Why November in Cambridge Remains Striking
Part of the enduring appeal of “November in Cambridge” lies in its restraint. England does not overstate emotion or explain the poem’s sadness directly. Instead, he lets the imagery carry the feeling. The result is a poem that trusts the reader to sense the weight of transition in every leaf, wall, and branch. Its language is elevated, but never distant. Each image contributes to a unified atmosphere of quiet magnificence.
The poem also resonates because it captures an experience many readers recognize: the strange beauty of a place in decline. Late autumn often feels like a threshold, a time when the world is still lovely but already marked by absence. “November in Cambridge” understands that feeling perfectly. It recognizes that endings are rarely simple. They can be radiant, ceremonial, and profoundly moving.

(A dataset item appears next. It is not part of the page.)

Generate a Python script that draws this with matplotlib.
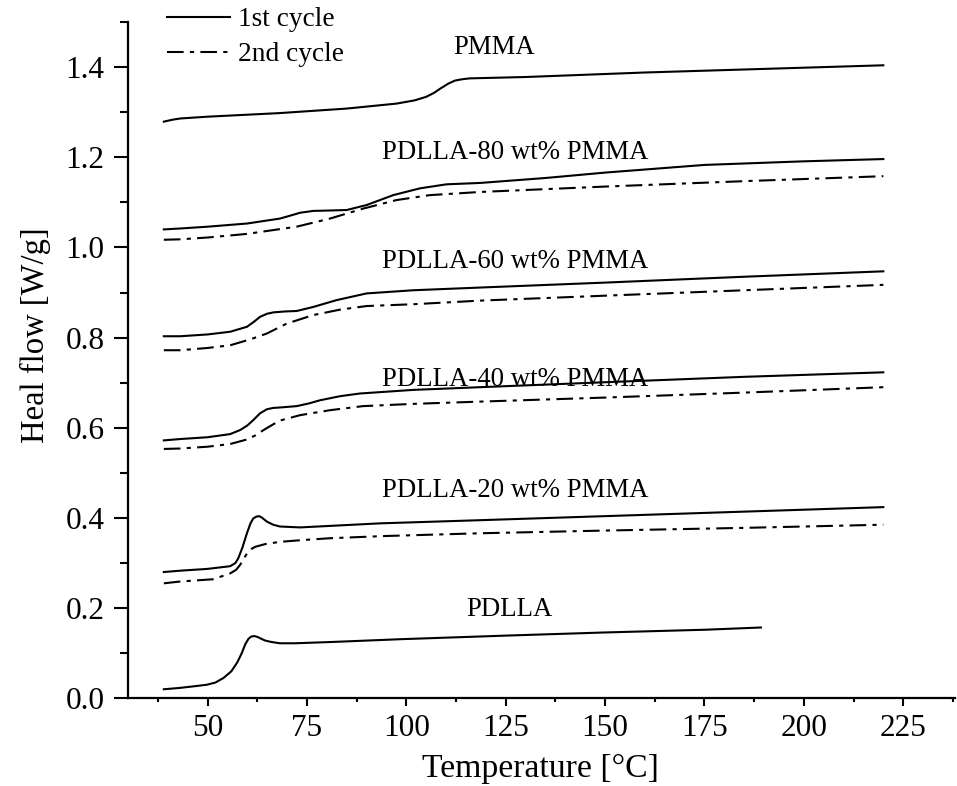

In this way, the poem is more than a seasonal description. It becomes a meditation on mortality, memory, and endurance. The College remains fair even in mourning. Summer lingers as a ghost. Life persists briefly in roses, pigeons, and green lawns, even as evening gathers and winter approaches. Everything in the poem exists under the sign of passing, yet nothing is stripped of dignity.
“November in Cambridge” is, indeed, a stunning elegy: graceful, vivid, and quietly haunting. Its power lies in the way it transforms an autumn landscape into a reflection on loss that is never merely bleak. Instead, it reminds us that there is a solemn beauty in endings, and that even in mourning, the world can still shine.